_EXERCISE DESCRIPTION:_ Transcribe the material in full. Nothing should differ except that the pictures are left out.

_DATASET EXTRACT:_
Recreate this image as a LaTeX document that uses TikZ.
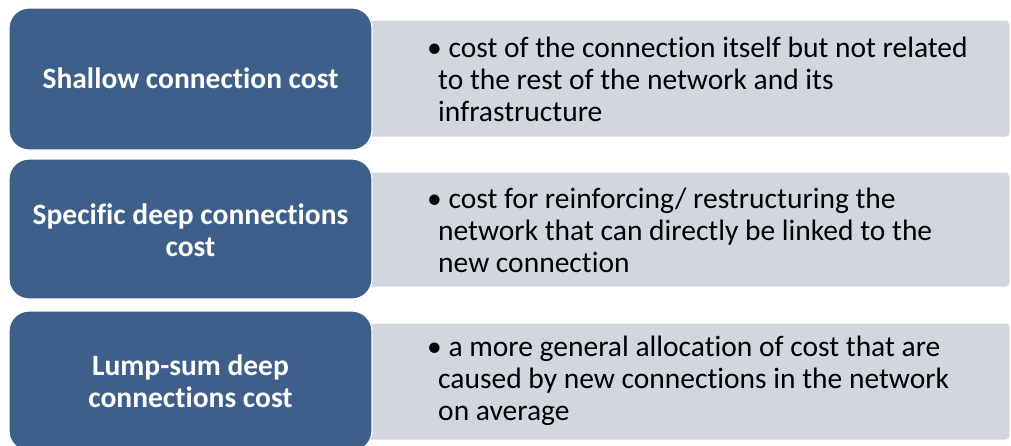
\documentclass[tikz,border=0pt]{standalone}
\usepackage{fontspec}
\setmainfont{Carlito}[Ligatures=NoCommon]
\definecolor{blockblue}{HTML}{3E5F8A}
\definecolor{panelgrey}{HTML}{D2D6DF}
\begin{document}
\begin{tikzpicture}[x=1pt,y=-1pt,
  headbox/.style={fill=blockblue,draw=white,line width=1.2pt,rounded corners=20pt},
  panelbox/.style={fill=panelgrey,draw=white,line width=1pt,rounded corners=4pt},
  headtext/.style={text=white,font=\fontsize{29.5}{32}\selectfont\bfseries,align=center,inner sep=0pt},
  paneltext/.style={text=black,font=\fontsize{29.5}{32}\selectfont,align=left,inner sep=0pt,anchor=west}]
  \useasboundingbox (0,0) rectangle (1011,445);
  \begin{scope}
  \clip (0,0) rectangle (1011,445);
  % right-hand description panels
  \path[panelbox] (355,20) rectangle (1010,137);
  \path[panelbox] (355,172) rectangle (1010,287);
  \path[panelbox] (355,323) rectangle (1010,440);
  % left-hand heading blocks
  \path[headbox] (9,8) rectangle (372,150);
  \path[headbox] (9,159) rectangle (372,299);
  \path[headbox] (9,311) rectangle (372,451);
  \end{scope}
  % headings
  \node[headtext] (h1) at (190.5,78) {Shallow connection cost};
  \node[headtext] (h2) at (190.5,230) {Specific deep connections\\cost};
  \node[headtext] (h3) at (190.5,381) {Lump-sum deep\\connections cost};
  % descriptions
  \node[paneltext] (d1) at (427,79) {\textbullet\ cost of the connection itself but not related\\\hspace*{11pt}to the rest of the network and its\\\hspace*{11pt}infrastructure};
  \node[paneltext] (d2) at (427,230) {\textbullet\ cost for reinforcing/ restructuring the\\\hspace*{11pt}network that can directly be linked to the\\\hspace*{11pt}new connection};
  \node[paneltext] (d3) at (427,381) {\textbullet\ a more general allocation of cost that are\\\hspace*{11pt}caused by new connections in the network\\\hspace*{11pt}on average};
\end{tikzpicture}
\end{document}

_CORRECT OUTPUT:_
Recreate this image as a LaTeX document that uses TikZ.
\documentclass[tikz,border=0pt]{standalone}
\usepackage{fontspec}
\setmainfont{Carlito}[Ligatures=NoCommon]
\definecolor{blockblue}{HTML}{3E5F8A}
\definecolor{panelgrey}{HTML}{D2D6DF}
\begin{document}
\begin{tikzpicture}[x=1pt,y=-1pt,
  headbox/.style={fill=blockblue,draw=white,line width=1.2pt,rounded corners=20pt},
  panelbox/.style={fill=panelgrey,draw=white,line width=1pt,rounded corners=4pt},
  headtext/.style={text=white,font=\fontsize{29.5}{32}\selectfont\bfseries,align=center,inner sep=0pt},
  paneltext/.style={text=black,font=\fontsize{29.5}{32}\selectfont,align=left,inner sep=0pt,anchor=west}]
  \useasboundingbox (0,0) rectangle (1011,445);
  \begin{scope}
  \clip (0,0) rectangle (1011,445);
  % right-hand description panels
  \path[panelbox] (355,20) rectangle (1010,137);
  \path[panelbox] (355,172) rectangle (1010,287);
  \path[panelbox] (355,323) rectangle (1010,440);
  % left-hand heading blocks
  \path[headbox] (9,8) rectangle (372,150);
  \path[headbox] (9,159) rectangle (372,299);
  \path[headbox] (9,311) rectangle (372,451);
  \end{scope}
  % headings
  \node[headtext] (h1) at (190.5,78) {Shallow connection cost};
  \node[headtext] (h2) at (190.5,230) {Specific deep connections\\cost};
  \node[headtext] (h3) at (190.5,381) {Lump-sum deep\\connections cost};
  % descriptions
  \node[paneltext] (d1) at (427,79) {\textbullet\ cost of the connection itself but not related\\\hspace*{11pt}to the rest of the network and its\\\hspace*{11pt}infrastructure};
  \node[paneltext] (d2) at (427,230) {\textbullet\ cost for reinforcing/ restructuring the\\\hspace*{11pt}network that can directly be linked to the\\\hspace*{11pt}new connection};
  \node[paneltext] (d3) at (427,381) {\textbullet\ a more general allocation of cost that are\\\hspace*{11pt}caused by new connections in the network\\\hspace*{11pt}on average};
\end{tikzpicture}
\end{document}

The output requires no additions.